◆ THE TASK
Reproduce the listing below exactly, minus its pictures.

◆ DATASET SECTION
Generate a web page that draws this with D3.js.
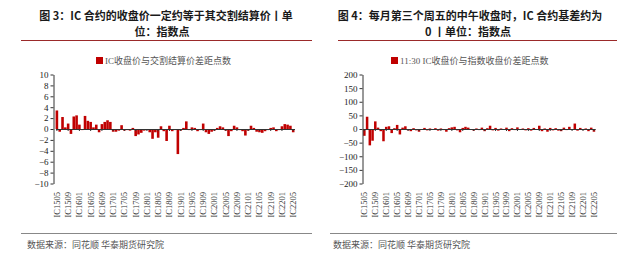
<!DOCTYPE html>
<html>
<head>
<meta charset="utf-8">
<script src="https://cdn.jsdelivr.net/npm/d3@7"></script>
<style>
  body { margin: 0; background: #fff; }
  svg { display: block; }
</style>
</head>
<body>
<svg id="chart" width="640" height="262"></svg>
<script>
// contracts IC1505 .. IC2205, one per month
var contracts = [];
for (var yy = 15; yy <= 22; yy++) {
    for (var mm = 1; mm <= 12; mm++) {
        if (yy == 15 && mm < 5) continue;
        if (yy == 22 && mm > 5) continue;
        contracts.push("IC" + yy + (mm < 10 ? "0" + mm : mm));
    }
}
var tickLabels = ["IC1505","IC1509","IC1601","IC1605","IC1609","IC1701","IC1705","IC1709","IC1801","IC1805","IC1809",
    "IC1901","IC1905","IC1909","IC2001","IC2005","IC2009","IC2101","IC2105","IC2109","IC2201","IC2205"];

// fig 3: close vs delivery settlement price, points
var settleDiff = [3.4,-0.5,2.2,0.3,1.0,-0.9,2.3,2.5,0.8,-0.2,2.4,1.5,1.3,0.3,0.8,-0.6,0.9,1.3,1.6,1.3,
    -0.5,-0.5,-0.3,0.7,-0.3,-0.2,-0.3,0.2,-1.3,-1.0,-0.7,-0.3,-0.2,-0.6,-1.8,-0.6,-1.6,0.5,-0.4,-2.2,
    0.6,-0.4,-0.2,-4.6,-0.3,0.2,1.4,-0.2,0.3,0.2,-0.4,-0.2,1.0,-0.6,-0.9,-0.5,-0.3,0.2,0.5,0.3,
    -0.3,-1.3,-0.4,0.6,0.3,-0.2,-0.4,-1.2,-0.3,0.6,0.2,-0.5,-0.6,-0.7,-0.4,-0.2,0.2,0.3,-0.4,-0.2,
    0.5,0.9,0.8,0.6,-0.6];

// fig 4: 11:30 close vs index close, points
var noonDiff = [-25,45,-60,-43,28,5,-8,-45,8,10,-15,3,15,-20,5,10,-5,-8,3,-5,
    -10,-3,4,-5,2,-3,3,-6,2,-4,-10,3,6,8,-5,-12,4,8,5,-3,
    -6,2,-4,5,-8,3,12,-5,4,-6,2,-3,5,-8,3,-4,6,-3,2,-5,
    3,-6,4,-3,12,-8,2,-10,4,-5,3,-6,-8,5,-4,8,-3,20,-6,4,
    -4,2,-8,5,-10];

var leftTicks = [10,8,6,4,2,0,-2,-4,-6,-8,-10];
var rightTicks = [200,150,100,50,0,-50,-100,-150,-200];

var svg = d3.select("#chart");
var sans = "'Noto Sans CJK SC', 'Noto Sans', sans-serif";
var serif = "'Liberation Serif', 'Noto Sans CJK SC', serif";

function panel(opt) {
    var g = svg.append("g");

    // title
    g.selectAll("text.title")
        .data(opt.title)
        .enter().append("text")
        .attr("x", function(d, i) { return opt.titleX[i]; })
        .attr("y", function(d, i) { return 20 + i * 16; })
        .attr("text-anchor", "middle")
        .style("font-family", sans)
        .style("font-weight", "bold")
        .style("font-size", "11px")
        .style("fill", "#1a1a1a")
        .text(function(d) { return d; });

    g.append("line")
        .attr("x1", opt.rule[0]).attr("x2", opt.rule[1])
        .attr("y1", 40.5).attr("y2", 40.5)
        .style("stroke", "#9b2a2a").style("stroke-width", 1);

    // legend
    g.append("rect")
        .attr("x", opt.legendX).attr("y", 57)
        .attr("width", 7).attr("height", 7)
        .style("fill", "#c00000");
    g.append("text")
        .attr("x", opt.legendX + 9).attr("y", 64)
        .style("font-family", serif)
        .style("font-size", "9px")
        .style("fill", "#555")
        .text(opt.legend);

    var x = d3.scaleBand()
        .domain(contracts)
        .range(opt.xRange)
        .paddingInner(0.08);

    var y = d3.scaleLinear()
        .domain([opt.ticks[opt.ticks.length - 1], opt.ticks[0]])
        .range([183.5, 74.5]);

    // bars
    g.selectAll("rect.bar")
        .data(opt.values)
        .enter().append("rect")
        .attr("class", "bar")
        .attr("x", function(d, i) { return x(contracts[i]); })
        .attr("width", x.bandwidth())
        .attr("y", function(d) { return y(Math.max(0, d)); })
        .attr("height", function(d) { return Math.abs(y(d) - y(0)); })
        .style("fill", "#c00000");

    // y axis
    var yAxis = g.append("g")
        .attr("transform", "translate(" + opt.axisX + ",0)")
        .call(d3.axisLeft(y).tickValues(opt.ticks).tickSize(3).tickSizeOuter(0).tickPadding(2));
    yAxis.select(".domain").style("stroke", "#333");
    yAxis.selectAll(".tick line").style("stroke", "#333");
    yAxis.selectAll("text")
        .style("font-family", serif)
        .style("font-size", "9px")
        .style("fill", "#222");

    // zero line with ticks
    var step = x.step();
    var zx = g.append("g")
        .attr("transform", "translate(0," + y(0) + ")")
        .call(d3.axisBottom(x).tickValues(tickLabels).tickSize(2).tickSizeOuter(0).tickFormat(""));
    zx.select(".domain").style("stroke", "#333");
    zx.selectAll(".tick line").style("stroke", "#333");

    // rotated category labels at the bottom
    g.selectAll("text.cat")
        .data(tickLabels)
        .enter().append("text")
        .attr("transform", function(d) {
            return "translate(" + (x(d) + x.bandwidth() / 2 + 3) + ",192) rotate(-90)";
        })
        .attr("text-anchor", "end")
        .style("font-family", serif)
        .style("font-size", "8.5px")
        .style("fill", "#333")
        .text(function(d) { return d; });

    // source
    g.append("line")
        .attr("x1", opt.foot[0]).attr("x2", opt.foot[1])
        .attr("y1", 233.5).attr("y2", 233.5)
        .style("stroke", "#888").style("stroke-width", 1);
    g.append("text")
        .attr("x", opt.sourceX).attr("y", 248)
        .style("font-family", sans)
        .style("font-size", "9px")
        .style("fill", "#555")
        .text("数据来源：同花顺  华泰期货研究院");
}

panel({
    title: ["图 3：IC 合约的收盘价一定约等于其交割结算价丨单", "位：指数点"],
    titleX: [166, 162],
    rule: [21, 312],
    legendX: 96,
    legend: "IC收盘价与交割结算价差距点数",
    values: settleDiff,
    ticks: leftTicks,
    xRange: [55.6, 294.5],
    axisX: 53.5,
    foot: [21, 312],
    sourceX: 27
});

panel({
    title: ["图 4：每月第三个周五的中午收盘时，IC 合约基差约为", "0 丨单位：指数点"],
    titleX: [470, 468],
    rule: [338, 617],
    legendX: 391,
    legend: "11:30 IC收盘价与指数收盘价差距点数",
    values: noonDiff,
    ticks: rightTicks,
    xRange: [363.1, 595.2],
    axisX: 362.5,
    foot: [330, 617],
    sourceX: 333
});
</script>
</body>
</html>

◆ ANSWER FOR THE TASK
Generate a web page that draws this with D3.js.
<!DOCTYPE html>
<html>
<head>
<meta charset="utf-8">
<script src="https://cdn.jsdelivr.net/npm/d3@7"></script>
<style>
  body { margin: 0; background: #fff; }
  svg { display: block; }
</style>
</head>
<body>
<svg id="chart" width="640" height="262"></svg>
<script>
// contracts IC1505 .. IC2205, one per month
var contracts = [];
for (var yy = 15; yy <= 22; yy++) {
    for (var mm = 1; mm <= 12; mm++) {
        if (yy == 15 && mm < 5) continue;
        if (yy == 22 && mm > 5) continue;
        contracts.push("IC" + yy + (mm < 10 ? "0" + mm : mm));
    }
}
var tickLabels = ["IC1505","IC1509","IC1601","IC1605","IC1609","IC1701","IC1705","IC1709","IC1801","IC1805","IC1809",
    "IC1901","IC1905","IC1909","IC2001","IC2005","IC2009","IC2101","IC2105","IC2109","IC2201","IC2205"];

// fig 3: close vs delivery settlement price, points
var settleDiff = [3.4,-0.5,2.2,0.3,1.0,-0.9,2.3,2.5,0.8,-0.2,2.4,1.5,1.3,0.3,0.8,-0.6,0.9,1.3,1.6,1.3,
    -0.5,-0.5,-0.3,0.7,-0.3,-0.2,-0.3,0.2,-1.3,-1.0,-0.7,-0.3,-0.2,-0.6,-1.8,-0.6,-1.6,0.5,-0.4,-2.2,
    0.6,-0.4,-0.2,-4.6,-0.3,0.2,1.4,-0.2,0.3,0.2,-0.4,-0.2,1.0,-0.6,-0.9,-0.5,-0.3,0.2,0.5,0.3,
    -0.3,-1.3,-0.4,0.6,0.3,-0.2,-0.4,-1.2,-0.3,0.6,0.2,-0.5,-0.6,-0.7,-0.4,-0.2,0.2,0.3,-0.4,-0.2,
    0.5,0.9,0.8,0.6,-0.6];

// fig 4: 11:30 close vs index close, points
var noonDiff = [-25,45,-60,-43,28,5,-8,-45,8,10,-15,3,15,-20,5,10,-5,-8,3,-5,
    -10,-3,4,-5,2,-3,3,-6,2,-4,-10,3,6,8,-5,-12,4,8,5,-3,
    -6,2,-4,5,-8,3,12,-5,4,-6,2,-3,5,-8,3,-4,6,-3,2,-5,
    3,-6,4,-3,12,-8,2,-10,4,-5,3,-6,-8,5,-4,8,-3,20,-6,4,
    -4,2,-8,5,-10];

var leftTicks = [10,8,6,4,2,0,-2,-4,-6,-8,-10];
var rightTicks = [200,150,100,50,0,-50,-100,-150,-200];

var svg = d3.select("#chart");
var sans = "'Noto Sans CJK SC', 'Noto Sans', sans-serif";
var serif = "'Liberation Serif', 'Noto Sans CJK SC', serif";

function panel(opt) {
    var g = svg.append("g");

    // title
    g.selectAll("text.title")
        .data(opt.title)
        .enter().append("text")
        .attr("x", function(d, i) { return opt.titleX[i]; })
        .attr("y", function(d, i) { return 20 + i * 16; })
        .attr("text-anchor", "middle")
        .style("font-family", sans)
        .style("font-weight", "bold")
        .style("font-size", "11px")
        .style("fill", "#1a1a1a")
        .text(function(d) { return d; });

    g.append("line")
        .attr("x1", opt.rule[0]).attr("x2", opt.rule[1])
        .attr("y1", 40.5).attr("y2", 40.5)
        .style("stroke", "#9b2a2a").style("stroke-width", 1);

    // legend
    g.append("rect")
        .attr("x", opt.legendX).attr("y", 57)
        .attr("width", 7).attr("height", 7)
        .style("fill", "#c00000");
    g.append("text")
        .attr("x", opt.legendX + 9).attr("y", 64)
        .style("font-family", serif)
        .style("font-size", "9px")
        .style("fill", "#555")
        .text(opt.legend);

    var x = d3.scaleBand()
        .domain(contracts)
        .range(opt.xRange)
        .paddingInner(0.08);

    var y = d3.scaleLinear()
        .domain([opt.ticks[opt.ticks.length - 1], opt.ticks[0]])
        .range([183.5, 74.5]);

    // bars
    g.selectAll("rect.bar")
        .data(opt.values)
        .enter().append("rect")
        .attr("class", "bar")
        .attr("x", function(d, i) { return x(contracts[i]); })
        .attr("width", x.bandwidth())
        .attr("y", function(d) { return y(Math.max(0, d)); })
        .attr("height", function(d) { return Math.abs(y(d) - y(0)); })
        .style("fill", "#c00000");

    // y axis
    var yAxis = g.append("g")
        .attr("transform", "translate(" + opt.axisX + ",0)")
        .call(d3.axisLeft(y).tickValues(opt.ticks).tickSize(3).tickSizeOuter(0).tickPadding(2));
    yAxis.select(".domain").style("stroke", "#333");
    yAxis.selectAll(".tick line").style("stroke", "#333");
    yAxis.selectAll("text")
        .style("font-family", serif)
        .style("font-size", "9px")
        .style("fill", "#222");

    // zero line with ticks
    var step = x.step();
    var zx = g.append("g")
        .attr("transform", "translate(0," + y(0) + ")")
        .call(d3.axisBottom(x).tickValues(tickLabels).tickSize(2).tickSizeOuter(0).tickFormat(""));
    zx.select(".domain").style("stroke", "#333");
    zx.selectAll(".tick line").style("stroke", "#333");

    // rotated category labels at the bottom
    g.selectAll("text.cat")
        .data(tickLabels)
        .enter().append("text")
        .attr("transform", function(d) {
            return "translate(" + (x(d) + x.bandwidth() / 2 + 3) + ",192) rotate(-90)";
        })
        .attr("text-anchor", "end")
        .style("font-family", serif)
        .style("font-size", "8.5px")
        .style("fill", "#333")
        .text(function(d) { return d; });

    // source
    g.append("line")
        .attr("x1", opt.foot[0]).attr("x2", opt.foot[1])
        .attr("y1", 233.5).attr("y2", 233.5)
        .style("stroke", "#888").style("stroke-width", 1);
    g.append("text")
        .attr("x", opt.sourceX).attr("y", 248)
        .style("font-family", sans)
        .style("font-size", "9px")
        .style("fill", "#555")
        .text("数据来源：同花顺  华泰期货研究院");
}

panel({
    title: ["图 3：IC 合约的收盘价一定约等于其交割结算价丨单", "位：指数点"],
    titleX: [166, 162],
    rule: [21, 312],
    legendX: 96,
    legend: "IC收盘价与交割结算价差距点数",
    values: settleDiff,
    ticks: leftTicks,
    xRange: [55.6, 294.5],
    axisX: 53.5,
    foot: [21, 312],
    sourceX: 27
});

panel({
    title: ["图 4：每月第三个周五的中午收盘时，IC 合约基差约为", "0 丨单位：指数点"],
    titleX: [470, 468],
    rule: [338, 617],
    legendX: 391,
    legend: "11:30 IC收盘价与指数收盘价差距点数",
    values: noonDiff,
    ticks: rightTicks,
    xRange: [363.1, 595.2],
    axisX: 362.5,
    foot: [330, 617],
    sourceX: 333
});
</script>
</body>
</html>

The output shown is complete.